Argomenti giurisprudenziali contro l’assoggettamento degli interessi moratori alla disciplina sull’usura
di Fabio Fiorucci, Avvocato Scarica in PDFSecondo parte della giurisprudenza di merito (Trib. Cremona 9.1.2015; Trib. Milano 29.1.2015; Trib. Roma 7.5.2015; Trib. Rimini 6.2.2015; Trib. Vibo Valentia; Trib. Brescia 24.11.2014; Trib. Salerno 27.7.1998; Trib. Macerata 1.6.1999; Trib. Napoli 5.5.2000; Trib. Treviso 12.11.2015), ad escludere l’assoggettamento degli interessi di mora alla normativa antiusura concorrono: a) il rilievo secondo cui gli artt. 1815, comma 2, c.c., e 644, comma 1, c.p., si riferiscono, rispettivamente, agli interessi “convenuti” e “in corrispettivo“, ossia afferenti alla fase fisiologica del rapporto (Trib. Verona 12.9.2015); b) la circostanza che le Istruzioni della Banca d’Italia per il calcolo del tasso effettivo globale medio (TEGM) non contemplano gli interessi di mora (c.d. principio di omogeneità di confronto): la L. 108/1996 esige, infatti, la rilevazione comparata di “operazioni della stessa natura” (la mancanza di uno specifico tasso soglia degli interessi moratori ha indotto parte della giurisprudenza di merito ad escludere la loro assoggettabilità alla disciplina sull’usura: Trib. Varese 26.4.2016 e Trib. Milano 28.4.2016). Tale ultimo profilo (omogeneità di confronto) è stato di recente valorizzato anche dalla Cassazione (Cass. nn. 12965/2016 e 22270/2016); c) la diversa funzione degli interessi moratori – comunque eventuali – aventi natura risarcitoria/sanzionatoria, alternativa rispetto agli interessi corrispettivi, aventi invece natura remunerativa: “gli interessi moratori non remunerano affatto il creditore dell’erogazione del credito, ma lo ristorano per il protrarsi della perdita della disponibilità di somme di denaro che egli non ha accettato, ma che subisce per effetto dell’inadempimento del debitore e per un periodo di tempo non prevedibile” (Trib. Treviso 12.11.2015); d) la circostanza che il c.d. TAEG ‘comunitario’ (cfr. Direttiva 2008/48/CE e Direttiva 2014/17/UE, entrambe recepite dal nostro ordinamento) non contempla gli interessi moratori (credito ai consumatori).

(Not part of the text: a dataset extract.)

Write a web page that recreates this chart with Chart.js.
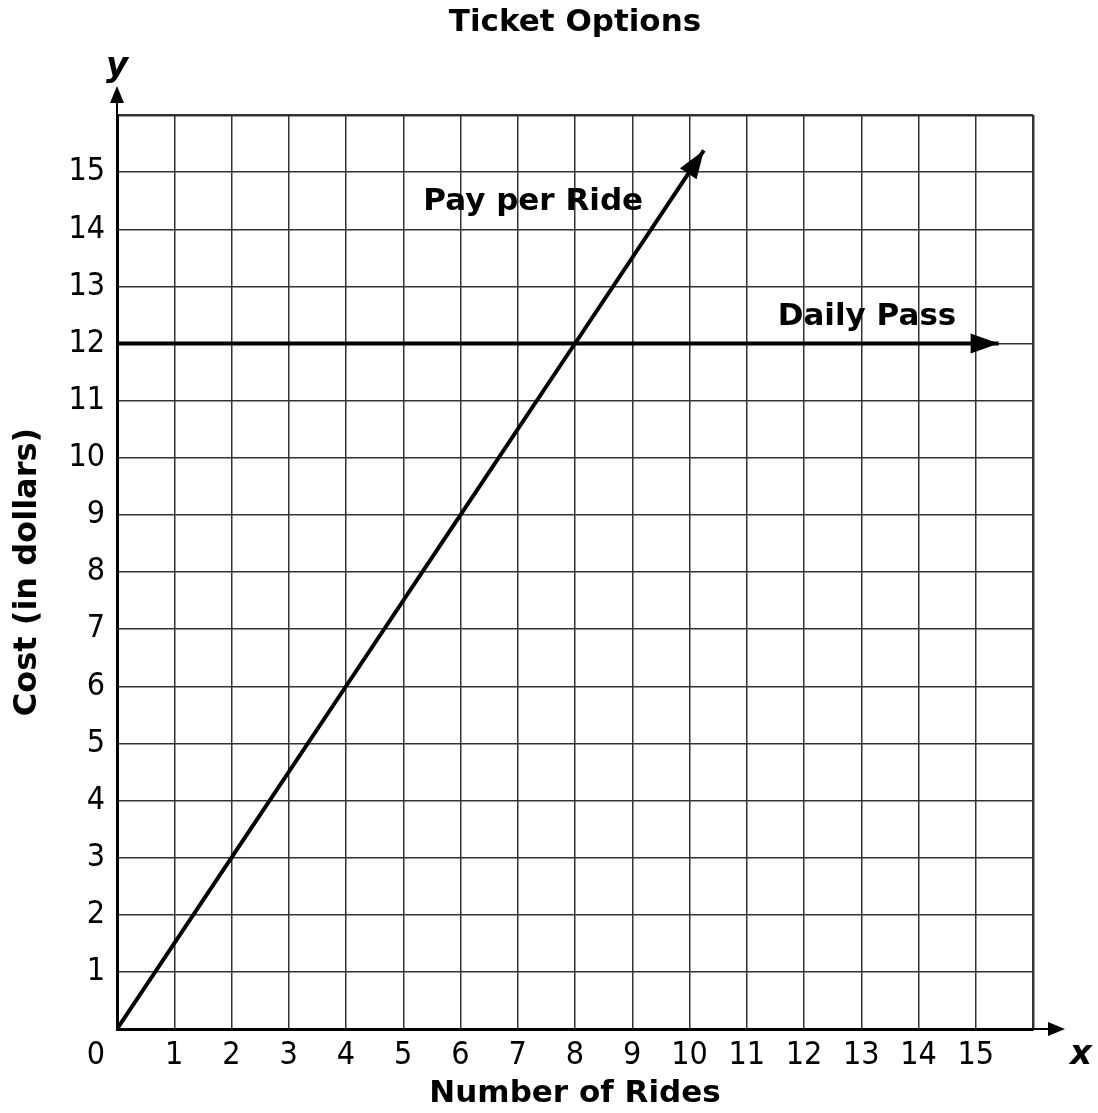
<!DOCTYPE html>
<html>
<head>
<meta charset="utf-8">
<script src="https://cdn.jsdelivr.net/npm/chart.js@4.4.1/dist/chart.umd.min.js"></script>
<style>
  html, body { margin: 0; padding: 0; background: #fff; }
  #wrap { width: 1098px; height: 1113px; }
</style>
</head>
<body>
<div id="wrap"><canvas id="chart" width="1098" height="1113"></canvas></div>
<script>
// data
const payRides = [0, 2, 4, 6, 8, 10.25];
const payCost = [0, 3, 6, 9, 12, 15.38];
const passRides = [0, 15.4];
const passCost = [12, 12];
const xTicks = [0, 1, 2, 3, 4, 5, 6, 7, 8, 9, 10, 11, 12, 13, 14, 15];
const yTicks = [1, 2, 3, 4, 5, 6, 7, 8, 9, 10, 11, 12, 13, 14, 15];
const lineNames = ['Pay per Ride', 'Daily Pass'];
const chartTitle = 'Ticket Options';

const numFont = "'DejaVu Sans Condensed', 'DejaVu Sans', Verdana, sans-serif";
const boldFont = "'DejaVu Sans', Verdana, sans-serif";

function toPoints(xs, ys) {
    return xs.map((x, i) => ({ x: x, y: ys[i] }));
}

// title, arrowheads, axis arrows, line labels and the origin "0"
const extras = {
    id: 'extras',
    afterDraw(chart) {
        const ctx = chart.ctx;
        const xs = chart.scales.x, ys = chart.scales.y;
        const area = chart.chartArea;

        function head(tipX, tipY, fromX, fromY, len, half) {
            const a = Math.atan2(tipY - fromY, tipX - fromX);
            ctx.beginPath();
            ctx.moveTo(tipX, tipY);
            ctx.lineTo(tipX - len * Math.cos(a) + half * Math.sin(a), tipY - len * Math.sin(a) - half * Math.cos(a));
            ctx.lineTo(tipX - len * Math.cos(a) - half * Math.sin(a), tipY - len * Math.sin(a) + half * Math.cos(a));
            ctx.closePath();
            ctx.fill();
        }

        ctx.save();
        ctx.fillStyle = '#000';
        ctx.strokeStyle = '#000';
        ctx.textAlign = 'center';
        ctx.textBaseline = 'middle';

        // title centred over the plot
        ctx.font = "bold 31px " + boldFont;
        ctx.fillText(chartTitle, (area.left + area.right) / 2, 23);

        chart.data.datasets.forEach((ds, i) => {
            const pts = chart.getDatasetMeta(i).data;
            const a = pts[pts.length - 1], b = pts[pts.length - 2];
            head(a.x, a.y, b.x, b.y, 28, 10);
        });

        // axis extensions
        const x0 = xs.getPixelForValue(0), y0 = ys.getPixelForValue(0);
        ctx.lineWidth = 2;
        ctx.beginPath();
        ctx.moveTo(area.right, y0);
        ctx.lineTo(area.right + 20, y0);
        ctx.moveTo(x0, area.top);
        ctx.lineTo(x0, area.top - 16);
        ctx.stroke();
        head(area.right + 32, y0, area.right, y0, 17, 7);
        head(x0, area.top - 29, x0, area.top, 17, 7);

        ctx.font = "italic bold 34px " + boldFont;
        ctx.fillText('y', x0, area.top - 48);
        ctx.fillText('x', area.right + 48, y0 + 26);

        // line labels
        ctx.font = "bold 31px " + boldFont;
        ctx.fillText(lineNames[0], xs.getPixelForValue(7.27), ys.getPixelForValue(14.48));
        ctx.fillText(lineNames[1], xs.getPixelForValue(13.1), ys.getPixelForValue(12.46));

        // origin label
        ctx.font = "32px " + numFont;
        ctx.fillText('0', x0 - 21, y0 + 27);
        ctx.restore();
    }
};

new Chart(document.getElementById('chart'), {
    type: 'scatter',
    data: {
        datasets: [
            {
                label: lineNames[0],
                data: toPoints(payRides, payCost),
                showLine: true,
                borderColor: '#000',
                borderWidth: 4,
                pointRadius: 0,
                fill: false
            },
            {
                label: lineNames[1],
                data: toPoints(passRides, passCost),
                showLine: true,
                borderColor: '#000',
                borderWidth: 4,
                pointRadius: 0,
                fill: false
            }
        ]
    },
    plugins: [extras],
    options: {
        responsive: false,
        animation: false,
        layout: { padding: { left: 0, right: 65, top: 115, bottom: 0 } },
        plugins: {
            legend: { display: false },
            tooltip: { enabled: false },
            title: { display: false }
        },
        scales: {
            x: {
                type: 'linear',
                min: 0,
                max: 16,
                afterFit: s => { s.height = 84; },
                afterBuildTicks: s => { s.ticks = xTicks.concat([16]).map(v => ({ value: v })); },
                ticks: {
                    autoSkip: false,
                    maxRotation: 0,
                    padding: 7,
                    color: '#000',
                    font: { family: numFont, size: 32 },
                    callback: v => (v === 0 || v === 16) ? '' : v
                },
                grid: {
                    drawTicks: false,
                    color: '#333',
                    lineWidth: c => c.tick && c.tick.value === 16 ? 2.5 : 1.5
                },
                border: { display: true, color: '#000', width: 3 },
                title: {
                    display: true,
                    text: 'Number of Rides',
                    color: '#000',
                    font: { family: boldFont, size: 31, weight: 'bold' },
                    padding: { top: 0, bottom: 0 }
                }
            },
            y: {
                type: 'linear',
                min: 0,
                max: 16,
                afterFit: s => { s.width = 117; },
                afterBuildTicks: s => { s.ticks = [0].concat(yTicks, [16]).map(v => ({ value: v })); },
                ticks: {
                    autoSkip: false,
                    padding: 12,
                    color: '#000',
                    font: { family: numFont, size: 32 },
                    callback: v => (v === 0 || v === 16) ? '' : v
                },
                grid: {
                    drawTicks: false,
                    color: '#333',
                    lineWidth: c => c.tick && c.tick.value === 16 ? 2.5 : 1.5
                },
                border: { display: true, color: '#000', width: 3 },
                title: {
                    display: true,
                    text: 'Cost (in dollars)',
                    color: '#000',
                    font: { family: boldFont, size: 32, weight: 'bold' },
                    padding: { top: 8, bottom: 0 }
                }
            }
        }
    }
});
</script>
</body>
</html>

Nella direzione dell’esclusione del tasso di mora dal perimetro di operatività della L. 108/1996 si pone anche un orientamento giurisprudenziale che argomenta tale esclusione alla luce del D.L. 132/2014, convertito in L. 162/2014, che all’art. 17, comma 1, ha novellato l’art. 1284, ult. co., c.c., prevedendo che il saggio degli interessi (di mora), dal momento in cui è proposta la domanda giudiziale, ove non sia pattuito dalle parti, è pari a quello previsto dal D.Lgs. 231/2002 (tasso BCE + 8 punti): c.d. tasso legale di mora nelle transazioni commerciali. Tale tasso, con riferimento a certe categorie di operazioni, quali i mutui, è spesso risultato superiore al tasso-soglia: le parti, dunque, secondo questo indirizzo giurisprudenziale, ben potrebbero oggi pattuire un interesse di mora pari o anche superiore a quello del D.Lgs. 231/2002, quindi superiore al tasso-soglia, e non incorrere in usura, essendo la loro condotta conforme al nuovo dettato dell’art. 1284 c.c. (Trib. Cremona 9.1.2015; Trib. Vibo Valentia 22.7.2015; Trib. Treviso 12.11.2015; Trib. Monza 3.3.2016; Trib. Varese 26.4.2016; Trib. Milano 28.4.2016).
Anche in ambito penale, infine, è rilevato che, in riferimento all’art. 644 c.p., “nulla è detto circa l’interesse moratorio che pertanto, stante il divieto di interpretazione analogica ed il principio di tassatività della norma penale, non può essere ricompreso nel calcoli relativi al superamento o meno del tasso soglia” (Trib. Lecce, GIP, 3.3.2016).